New York-based JPMorgan called the settlements “a major step” in its efforts to put its legal problems behind it. The bank said it cooperated fully with all of the agencies’ investigations and continues to cooperate with the Justice Department in its criminal prosecution of the two former traders.
JPMorgan was one of the few financial institutions to come through the global financial crisis in 2008 without suffering major losses. However, in April last year, the multi-billion-dollar trading loss surfaced, renewing worries about serious risk-taking by major banks.
The fallout even ensnared JPMorgan CEO Jamie Dimon, who initially dismissed reports of the losses as a “tempest in a teapot.” He later acknowledged the magnitude of the losses, admitted to the US Congress that the bank failed in its oversight and took a multimillion-dollar pay cut.
Three employees in the London office were fired — two senior managers and a trader. It also led to the resignation of Ina Drew, the former chief investment officer overseeing JPMorgan’s trading strategy.
Federal prosecutors in New York filed criminal charges last month against Javier Martin-Artajo and Julien Grout.
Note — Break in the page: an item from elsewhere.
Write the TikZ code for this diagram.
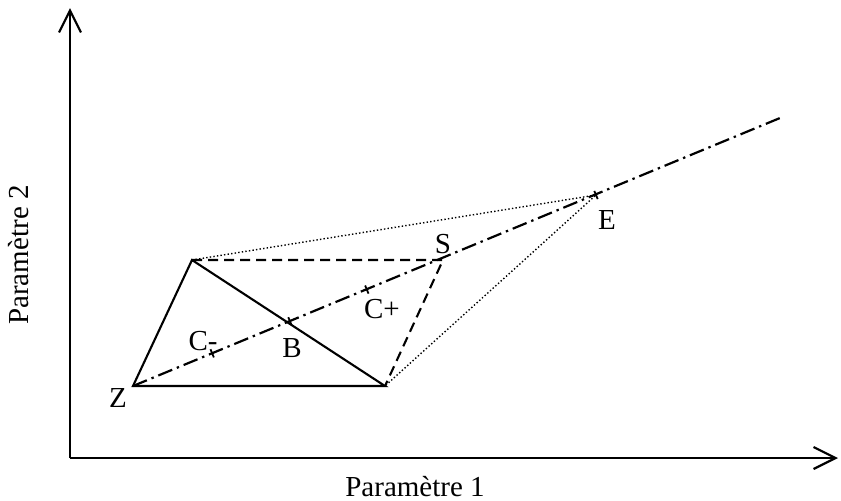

Martin-Artajo supervised the bank’s trading strategy in London and Grout, his subordinate, was in charge of recording the value of the investments each day.
They were charged with conspiracy to falsify books and records, commit wire fraud and falsify filings to the SEC. They also were charged separately in an SEC civil complaint.
Both traders, through their lawyers, have denied any wrongdoing.
Their colleague Bruno Iksil, a trader known as the “London Whale” for the outsize bets he made that could roil markets, had his name associated with the embarrassing loss. No charges were laid against him. Prosecutors say he tried to raise questions about how his colleagues were recording the trades.